Check if this is correct or not. If any of the lines is incorrect,
fix it and re-run the script `grub-install’.

(hd0) /dev/sda
(hd1) /dev/sdb
(hd2) /dev/sdc

I used that little computer between my ears and figured hd0 referred to the one with the MBR so, the fix was simple. change the HD section to read

(hd0) /dev/sdb
(hd1) /dev/sda
(hd2) /dev/sdc

yours may be different, you kind'a have to know your system for this part.
but take notice that I changed hd0 to "/dev/sdb
and hd1 to read /dev/sda

at this point I was crossing my fingers and sweatting bullets, but after this I finally REBOOTED phew I said it, now you can reboot. It will boot into Linux, but windows still neeeds some fixin. I figured this part out on my own by accident. since I couldnt find anyone with a tutorial covering my specific boot setup (although I did find one on when the computer has 2 Hard drives but uses one as file storage and the other for the operating systems. which looking back can be fixed this way too)

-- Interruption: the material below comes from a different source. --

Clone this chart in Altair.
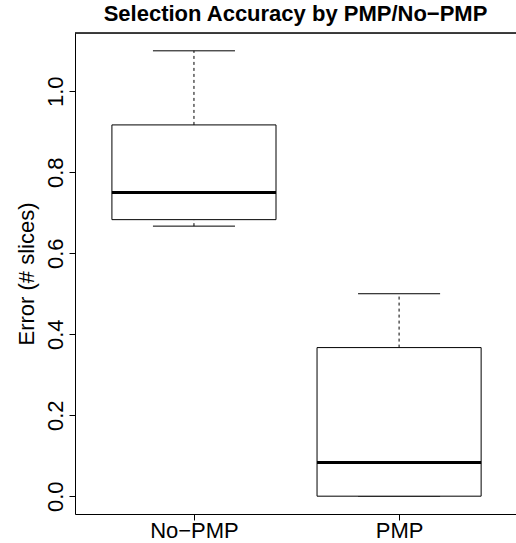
import json
import altair as alt
import pandas as pd

# ---- data ----
groups = ["No−PMP", "PMP"]
whisker_low = [0.667, 0.0]
q1 = [0.683, 0.0]
median = [0.75, 0.083]
q3 = [0.917, 0.367]
whisker_high = [1.1, 0.5]
y_ticks = [0.0, 0.2, 0.4, 0.6, 0.8, 1.0]

TITLE = "Selection Accuracy by PMP/No−PMP"
Y_TITLE = "Error (# slices)"
FONT = "Liberation Sans"

# ---- layout / style constants ----
BOX_HALF = 0.4
CAP_HALF = 0.2
W, H = 441, 481

pos = list(range(1, len(groups) + 1))
df = pd.DataFrame({
    "group": groups, "pos": pos,
    "lo": whisker_low, "q1": q1, "med": median, "q3": q3, "hi": whisker_high,
})
df["bx0"] = df["pos"] - BOX_HALF
df["bx1"] = df["pos"] + BOX_HALF
df["cx0"] = df["pos"] - CAP_HALF
df["cx1"] = df["pos"] + CAP_HALF

xs = alt.Scale(domain=[0.42, 2.57], nice=False, zero=False)
ys = alt.Scale(domain=[-0.044, 1.144], nice=False, zero=False)

label_expr = json.dumps(groups, ensure_ascii=False) + "[datum.value - 1]"

x_axis = alt.Axis(values=pos, labelExpr=label_expr, title=None, grid=False,
                  tickSize=6, labelFontSize=22, labelFont=FONT, labelColor="black",
                  labelBaseline="alphabetic", labelPadding=17, domainColor="black",
                  tickColor="black", labelAngle=0, labelAlign="center")
y_axis = alt.Axis(values=y_ticks, format=".1f", grid=False, tickSize=6,
                  labelAngle=-90, labelAlign="center", labelBaseline="alphabetic",
                  labelPadding=7, labelFontSize=22, labelFont=FONT, labelColor="black",
                  domainColor="black", tickColor="black",
                  title=Y_TITLE, titleFontSize=22, titleFont=FONT, titleFontWeight="normal",
                  titleColor="black", titleAngle=-90, titleX=-42, titleY=H / 2,
                  titleAlign="center", titleBaseline="alphabetic")


def X(field):
    return alt.X(field, type="quantitative", scale=xs, axis=x_axis)


def Y(field):
    return alt.Y(field, type="quantitative", scale=ys, axis=y_axis)


base = alt.Chart(df)

box = base.mark_rect(fill="white", stroke="black", strokeWidth=1).encode(
    x=X("bx0"), x2="bx1", y=Y("q1"), y2="q3",
)
med = base.mark_rule(color="black", strokeWidth=3).encode(
    x=X("bx0"), x2="bx1", y=Y("med"),
)
whisk_up = base.mark_rule(color="black", strokeWidth=1, strokeDash=[3, 3]).encode(
    x=X("pos"), y=Y("q3"), y2="hi",
)
whisk_dn = base.mark_rule(color="black", strokeWidth=1, strokeDash=[3, 3]).encode(
    x=X("pos"), y=Y("lo"), y2="q1",
)
cap_up = base.mark_rule(color="black", strokeWidth=1).encode(
    x=X("cx0"), x2="cx1", y=Y("hi"),
)
cap_dn = base.mark_rule(color="black", strokeWidth=1).encode(
    x=X("cx0"), x2="cx1", y=Y("lo"),
)
top_frame = alt.Chart(df).mark_rule(color="black", strokeWidth=1).encode(
    x=alt.value(0), x2=alt.value(W), y=alt.value(0)
)

chart = alt.layer(whisk_up, whisk_dn, cap_up, cap_dn, box, med, top_frame).properties(
    width=W, height=H,
    title=alt.TitleParams(TITLE, fontSize=22, fontWeight="bold", font=FONT,
                          anchor="middle", color="black", offset=7),
    autosize=alt.AutoSizeParams(type="none"),
    padding={"left": 75, "top": 33, "right": 0, "bottom": 29},
).configure_view(strokeWidth=0).configure(background="white")

chart.save("out.html", embed_options={"renderer": "svg", "actions": False})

I was sitting on my computer trying to fix the windows boot by using the windows cd and reinstalling the MBR, this has problems since it takes over the MBR and grub needs to be reinstalled, but that isnt as simple as on grub legacy. I restarted after working in the windows console command on the cd it didnt work so I went to the windows entry and clicked e to edit the command line. it "read boot from device (0,1)" or something like that I out of curiosity though "hmm that doesnt look right" and proceeded to change it to read (1,0) then booted with ctrl-X Eureka! it worked. this change was not permenent though and it needs to be changed in the grub.cfg file.

reboot from windows into Linx and follow the next steps

Type this command to access it and make grub.cfg writeable.

sudo chmod +w /boot/grub/grub.cfg
gksudo gedit /boot/grub/grub.cfg

if in root the file WILL still default itself at next "Sudo update-grub"
unless you use this command.

find the windows entry
### BEGIN /etc/grub.d/30_os-prober ###
menuentry "Windows 7" {
set root=(hd0,1)
chainloader +1
### END /etc/grub.d/30_os-prober ###

and fix "set root=(hdx,y)"
to the proper number.
x being the hard drive 0= hd 1 1= hd 2 etc
y being the partition 1 being the first partition so on and so fourth.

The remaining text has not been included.